Aziza Chaouni | |
Birth Name: | Aziza Chaouni |
Nationality: | Moroccan |
Known For: | Architecture |
Aziza Chaouni (Arabic; عزيزة شاؤني) is a Moroccan architect who teaches at the University of Toronto.
She is the founder of Aziza Chaouni Projects and associate professor at the John H. Daniels Faculty of Architecture, Landscape and Design in Toronto. She leads Designing Ecological Tourism (DET), "a collaborative research platform that investigates the challenges faced by ecotourism in the developing world."[1]

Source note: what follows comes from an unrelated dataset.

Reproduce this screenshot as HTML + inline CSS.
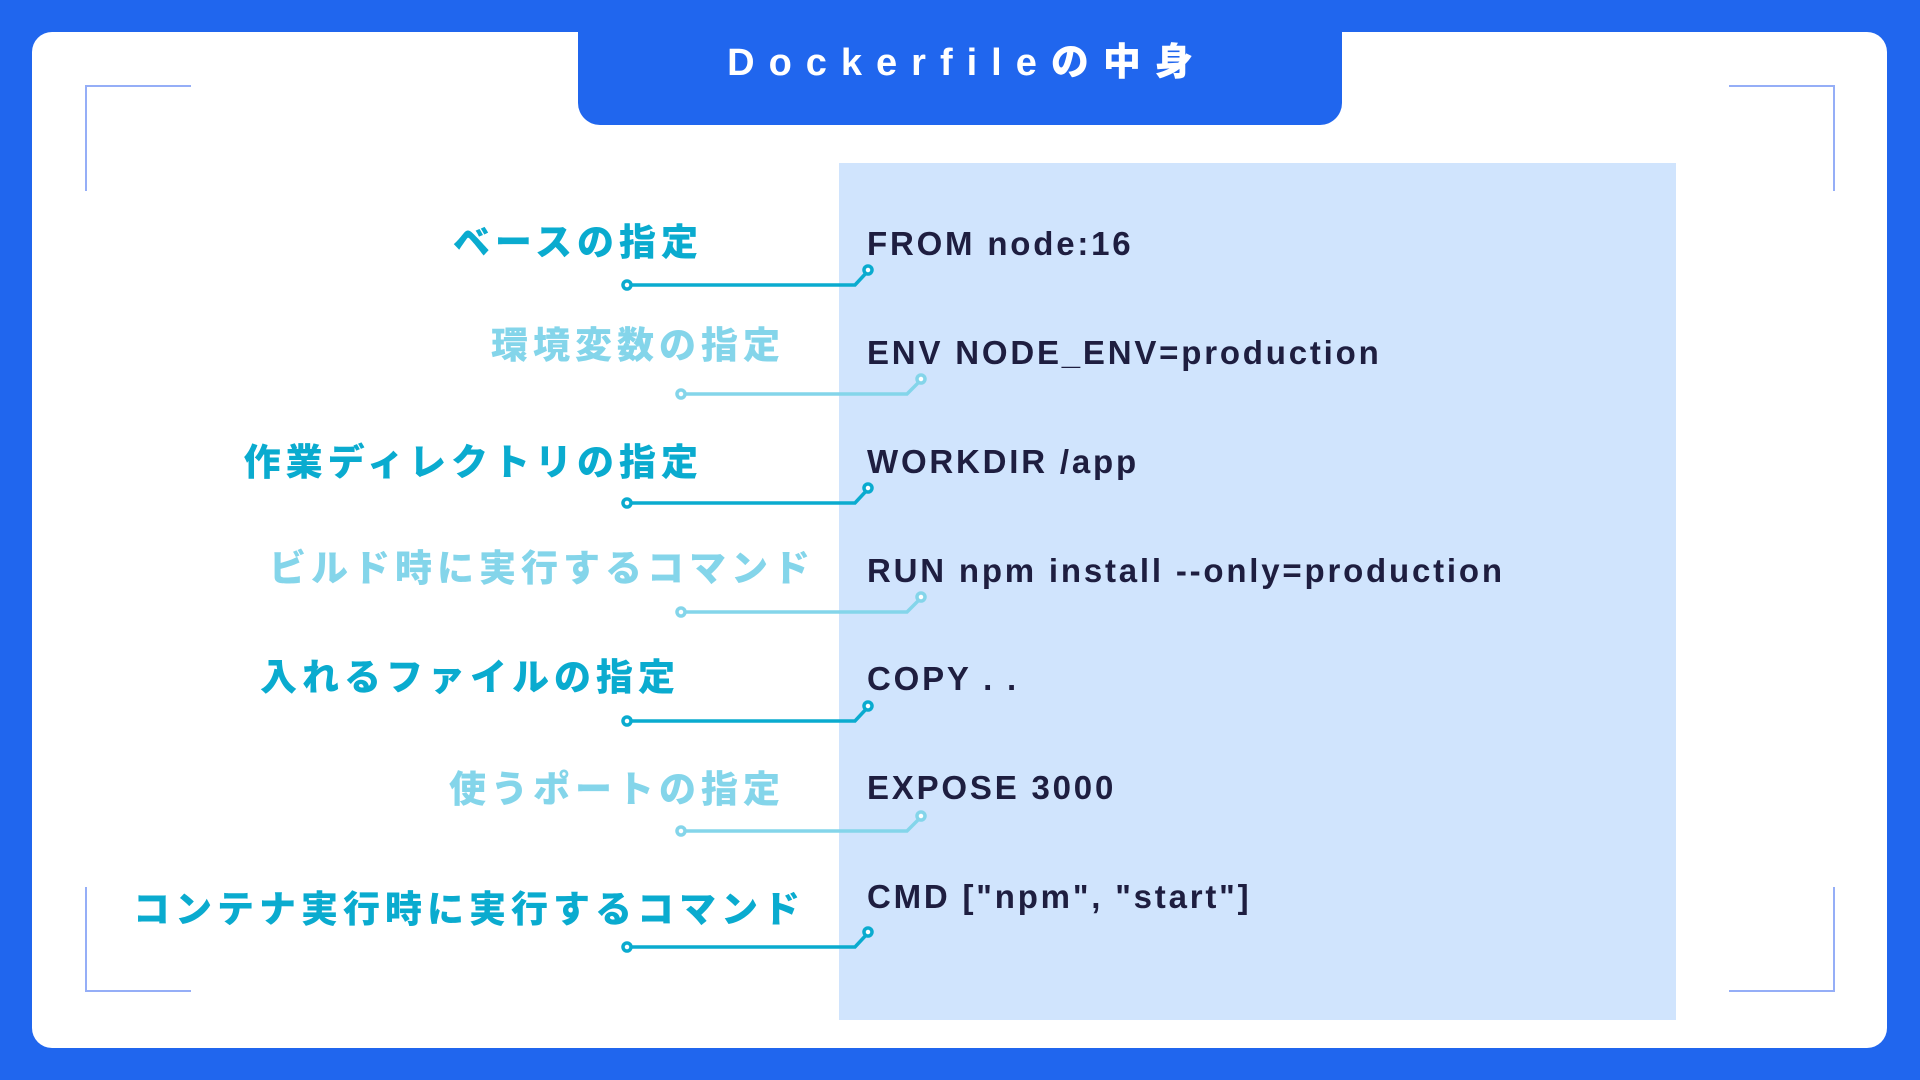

Chaouni has a postgraduate degree from Harvard Graduate School of Design and a BSc in Civil Engineering from Columbia University. Starting in 2009 she led a project to rehabilitate the Fez River in her hometown of Fez, Morocco, as part of a larger restoration effort in the area which lasted several years and required engineering and architectural expertise.[2] [3] In 2014 she gave a TED talk on this project.[4]
In 2016 she helped to renovate the oldest functioning library in the world, the library at al-Qarawiyyin University, built in 859 by Fatima Al-Fihria.[5] She was also in charge of the restoration of Jean-François Zevaco's brutalist Sidi Harazem Bath Complex, leading a team of architects, engineers, researchers and photographers.[6]